When you’re cooking for your kids, use separate pans, spatulas and cutting boards for raw meats and vegetables. When you barbecue, never put the cooked chicken back into the same pan from which the raw chicken came. Thoroughly cooked chicken is perfectly safe—for everybody, writes Fox, except the person who prepares it. So wash your hands repeatedly: before, during, and after handling raw meat.

Studies have found levels of salmonella contamination in 20 to 85 percent of all U.S. chickens. More than 40,000 cases of salmonella infections are reported each year to the Centers for Disease Control, and those are believed to be only a fraction of the total cases.

Other studies have shown that the majority of broiler carcasses and parts are contaminated with campylobacter, a bacteria that most consumers have never even heard of—despite the fact that it is now considered the leading cause of foodborne bacterial infection in the U.S., responsible for 4 million cases a year.

And if you think you’re doing your family a favor by feeding them turkey burgers instead of hamburgers, think again.
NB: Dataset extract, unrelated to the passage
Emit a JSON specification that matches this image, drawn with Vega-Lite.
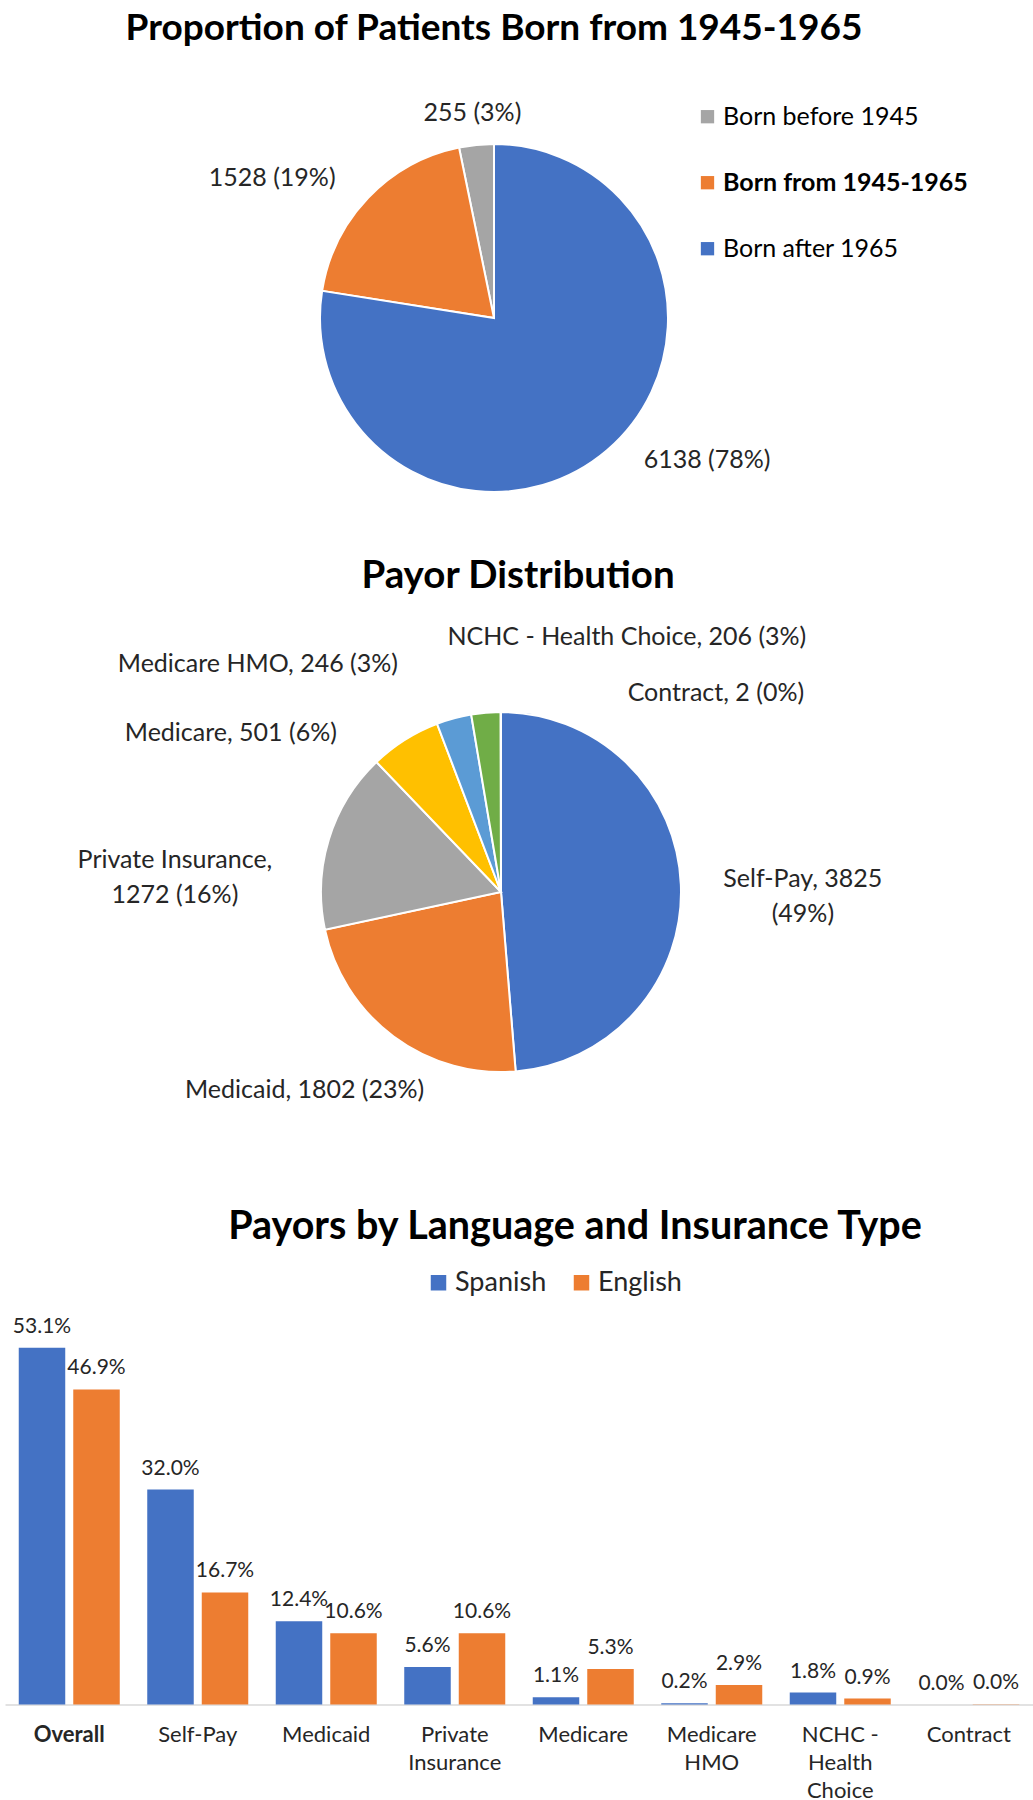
{
  "$schema": "https://vega.github.io/schema/vega-lite/v6.json",
  "background": "white",
  "padding": {"left": 5, "top": 9, "right": 0, "bottom": 0},
  "bounds": "flush",
  "spacing": 220,
  "config": {
    "font": "Lato",
    "view": {"stroke": null},
    "title": {"font": "Lato", "fontWeight": "bold", "color": "#000000", "anchor": "middle", "frame": "group"}
  },
  "resolve": {"scale": {"color": "independent", "theta": "independent"}, "legend": {"color": "independent"}},
  "vconcat": [
    {
      "width": 978,
      "height": 348,
      "title": {"text": "Proportion of Patients Born from 1945-1965", "offset": 53, "fontSize": 37},
      "data": {"values": [
        {"group": "Born before 1945", "count": 255, "label": "255 (3%)"},
        {"group": "Born from 1945-1965", "count": 1528, "label": "1528 (19%)"},
        {"group": "Born after 1965", "count": 6138, "label": "6138 (78%)"}
      ]},
      "encoding": {
        "theta": {"field": "count", "type": "quantitative", "stack": true},
        "order": {"field": "count", "type": "quantitative", "sort": "descending"}
      },
      "layer": [
        {
          "mark": {"type": "arc", "outerRadius": 174, "stroke": "white", "strokeWidth": 2},
          "encoding": {
            "color": {
              "field": "group", "type": "nominal",
              "scale": {"domain": ["Born before 1945", "Born from 1945-1965", "Born after 1965"], "range": ["#A5A5A5", "#ED7D31", "#4472C4"]},
              "legend": {
                "orient": "none", "legendX": 690, "legendY": -39.8, "title": null, "padding": 0,
                "symbolType": "square", "symbolSize": 177, "symbolStrokeWidth": 0,
                "labelFont": "Lato", "labelFontSize": 25, "labelColor": "#000000", "labelOffset": 3,
                "rowPadding": 40, "labelLimit": 400,
                "labelFontWeight": {"expr": "datum.label === 'Born from 1945-1965' ? 'bold' : 'normal'"}
              }
            }
          }
        },
        {
          "mark": {
            "type": "text", "radius": 174, "font": "Lato", "fontSize": 25, "color": "#262626",
            "align": "center", "baseline": "middle",
            "dx": {"expr": "datum.group === 'Born after 1965' ? 100 : datum.group === 'Born from 1945-1965' ? -96 : -4"},
            "dy": {"expr": "datum.group === 'Born after 1965' ? 10 : datum.group === 'Born from 1945-1965' ? -20 : -32"}
          },
          "encoding": {"text": {"field": "label", "type": "nominal"}}
        }
      ]
    },
    {
      "width": 992,
      "height": 360,
      "title": {"text": "Payor Distribution", "offset": 28, "dx": 17, "fontSize": 38.5},
      "data": {"values": [
        {"payor": "Self-Pay", "count": 3825, "label": "Self-Pay, 3825\n(49%)"},
        {"payor": "Medicaid", "count": 1802, "label": "Medicaid, 1802 (23%)"},
        {"payor": "Private Insurance", "count": 1272, "label": "Private Insurance,\n1272 (16%)"},
        {"payor": "Medicare", "count": 501, "label": "Medicare, 501 (6%)"},
        {"payor": "Medicare HMO", "count": 246, "label": "Medicare HMO, 246 (3%)"},
        {"payor": "NCHC - Health Choice", "count": 206, "label": "NCHC - Health Choice, 206 (3%)"},
        {"payor": "Contract", "count": 2, "label": "Contract, 2 (0%)"}
      ]},
      "encoding": {
        "theta": {"field": "count", "type": "quantitative", "stack": true},
        "order": {"field": "count", "type": "quantitative", "sort": "descending"}
      },
      "layer": [
        {
          "mark": {"type": "arc", "outerRadius": 180, "stroke": "white", "strokeWidth": 2},
          "encoding": {
            "color": {
              "field": "payor", "type": "nominal",
              "scale": {"domain": ["Self-Pay", "Medicaid", "Private Insurance", "Medicare", "Medicare HMO", "NCHC - Health Choice", "Contract"],
                        "range": ["#4472C4", "#ED7D31", "#A5A5A5", "#FFC000", "#5B9BD5", "#70AD47", "#264478"]},
              "legend": null
            }
          }
        },
        {
          "mark": {
            "type": "text", "radius": 180, "font": "Lato", "fontSize": 25, "color": "#262626",
            "align": "center", "baseline": "middle", "lineBreak": "\n", "lineHeight": 35,
            "dx": {"expr": "datum.payor === 'Self-Pay' ? 122 : datum.payor === 'Medicaid' ? -89 : datum.payor === 'Private Insurance' ? -154 : datum.payor === 'Medicare' ? -174 : datum.payor === 'Medicare HMO' ? -196 : datum.payor === 'NCHC - Health Choice' ? 141 : 215"},
            "dy": {"expr": "datum.payor === 'Self-Pay' ? -6 : datum.payor === 'Medicaid' ? 54 : datum.payor === 'Private Insurance' ? 21 : datum.payor === 'Medicare' ? -7 : datum.payor === 'Medicare HMO' ? -54 : datum.payor === 'NCHC - Health Choice' ? -76 : -19"}
          },
          "encoding": {"text": {"field": "label", "type": "nominal"}}
        }
      ]
    },
    {
      "width": 1028,
      "height": 412.6,
      "title": {"text": "Payors by Language and Insurance Type", "offset": 22, "dx": 56, "fontSize": 39.5},
      "data": {"values": [
        {"category": "Overall", "language": "Spanish", "share": 0.531},
        {"category": "Overall", "language": "English", "share": 0.469},
        {"category": "Self-Pay", "language": "Spanish", "share": 0.320},
        {"category": "Self-Pay", "language": "English", "share": 0.167},
        {"category": "Medicaid", "language": "Spanish", "share": 0.124},
        {"category": "Medicaid", "language": "English", "share": 0.106},
        {"category": "Private Insurance", "language": "Spanish", "share": 0.056},
        {"category": "Private Insurance", "language": "English", "share": 0.106},
        {"category": "Medicare", "language": "Spanish", "share": 0.011},
        {"category": "Medicare", "language": "English", "share": 0.053},
        {"category": "Medicare HMO", "language": "Spanish", "share": 0.002},
        {"category": "Medicare HMO", "language": "English", "share": 0.029},
        {"category": "NCHC - Health Choice", "language": "Spanish", "share": 0.018},
        {"category": "NCHC - Health Choice", "language": "English", "share": 0.009},
        {"category": "Contract", "language": "Spanish", "share": 0.0},
        {"category": "Contract", "language": "English", "share": 0.0004}
      ]},
      "encoding": {
        "x": {
          "field": "category", "type": "nominal", "sort": null,
          "scale": {"paddingInner": 0.214, "paddingOuter": 0.107},
          "axis": {
            "title": null, "domainColor": "#D9D9D9", "domainWidth": 1.5, "ticks": false, "tickSize": 0,
            "labelPadding": 20, "labelFont": "Lato", "labelFontSize": 22, "labelColor": "#262626",
            "labelAngle": 0, "labelLineHeight": 28, "labelLimit": 200,
            "labelFontWeight": {"condition": {"test": "datum.value === 'Overall'", "value": "bold"}, "value": "normal"},
            "labelExpr": "datum.value === 'Private Insurance' ? ['Private', 'Insurance'] : datum.value === 'Medicare HMO' ? ['Medicare', 'HMO'] : datum.value === 'NCHC - Health Choice' ? ['NCHC -', 'Health', 'Choice'] : datum.label"
          }
        },
        "xOffset": {"field": "language", "type": "nominal", "sort": ["Spanish", "English"], "scale": {"paddingInner": 0.147, "paddingOuter": 0}},
        "y": {"field": "share", "type": "quantitative", "scale": {"domain": [0, 0.614], "nice": false}, "axis": null}
      },
      "layer": [
        {
          "mark": {"type": "bar"},
          "encoding": {
            "color": {
              "field": "language", "type": "nominal",
              "scale": {"domain": ["Spanish", "English"], "range": ["#4472C4", "#ED7D31"]},
              "legend": {
                "orient": "none", "legendX": 420, "legendY": -23, "direction": "horizontal", "title": null, "padding": 0,
                "symbolType": "square", "symbolSize": 240, "symbolStrokeWidth": 0,
                "labelFont": "Lato", "labelFontSize": 27, "labelColor": "#262626", "labelOffset": 3, "columnPadding": 21
              }
            }
          }
        },
        {
          "mark": {"type": "text", "font": "Lato", "fontSize": 21, "color": "#262626", "baseline": "alphabetic", "dy": -15},
          "encoding": {"text": {"field": "share", "type": "quantitative", "format": ".1%"}}
        }
      ]
    }
  ]
}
Ground turkey has been identified by the USDA as the most contaminated poultry product, with average levels of 49.9 percent of salmonella.

What accounts for these new and rapidly changing food diseases?

Certainly, the intensive farming practices in America play a major factor. Enormous flocks, sometimes as many as 100,000 birds, are crowded into hen houses that go uncleaned between the slaughter of one flock and the introduction of the next. They often receive antibiotics in their feed to ward off the diseases encouraged by close confinement. They arrive at the slaughterhouses frightened and stressed and when they’re frightened and stressed they’re more like to have diarrhea. Once killed, they’re plunged into a chilled chlorine bath—Fox calls it a “fecal soup”—that adds 8 percent water weight to each carcass.

“It’s hideous cycle, and all these things are done to make chickens more competitive,” Fox says. “And they are cheap, far cheaper than they should be, and it’s no wonder that they are contaminated.”

Reading this makes one shudder. Still, I figured, I usually buy organic chickens. Certainly, that gives me and my family some immunity. So I called Fox at her house in Maine, to ask that question, among others.

“I don’t doubt they’re going to taste better and be better for you,” she replied. “But as far as microbrial safety, you have to ask questions about the chickens’ transport, because that can stress the animals. Was the hen house cleaned out between each flock and allowed to air out? Were they water chilled or not? Certainly, organic chickens are probably healthier chickens so you’ve probably lowered your risk, but you haven’t necessarily eliminated it.” So much for self-protection.